What Trump and MAGA wanted can be done... but over a period of many years (like 20+ years) of careful and purposeful policy making.

[–] oozynozh@lemm.ee 11 points 19 hours ago (1 children)

ironically, much of the domestic industrial policy Biden signed into law was intended to do exactly this but Trump reversed course because corrupt reasons

[–] Voroxpete@sh.itjust.works 10 points 17 hours ago (1 children)

"Corrupt reasons" is actually giving him too much credit. He's tearing up everything Biden did because Biden did it. He did the same thing with as much of Obama's legislative agenda as he could.

It's pure pettiness. He can't allow his predecessors to have a legacy. His ego cannot afford it.

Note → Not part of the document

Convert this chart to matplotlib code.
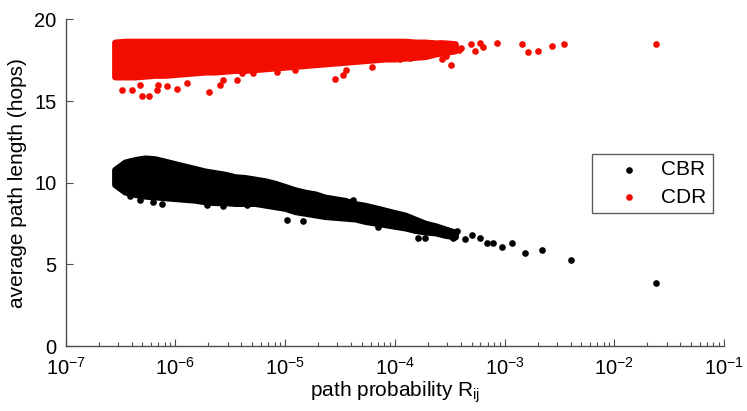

[–] clutchtwopointzero@lemmy.world 1 points 3 hours ago

Trump's pettiness, greed, unstoppable urge to gloat, and his understanding that if he lays the foundation for something useful, only his precedessors might reap the benefits

[–] AA5B@lemmy.world 4 points 15 hours ago

A combination of incentives and targeted tariffs only where necessary. For example, you might have incentives to build out EV chargers, incentives to buy EVs, “carrot and stick” to encourage legacy manufacturers to start building EVs, incentives for new EV companies, incentives for battery recycling companies …. Then come out in a dominant position for a new technology product, destined to build jobs and wealth for decades! Or you could, you know, throw that all away and then throw money at the dead tech of half a century ago

[–] Ledericas@lemm.ee 0 points 18 hours ago

Also need regulatory approval, plus funding talent and all the employees for said factories, and then manage the logistics from the factories to distribution warehouses then to the stores.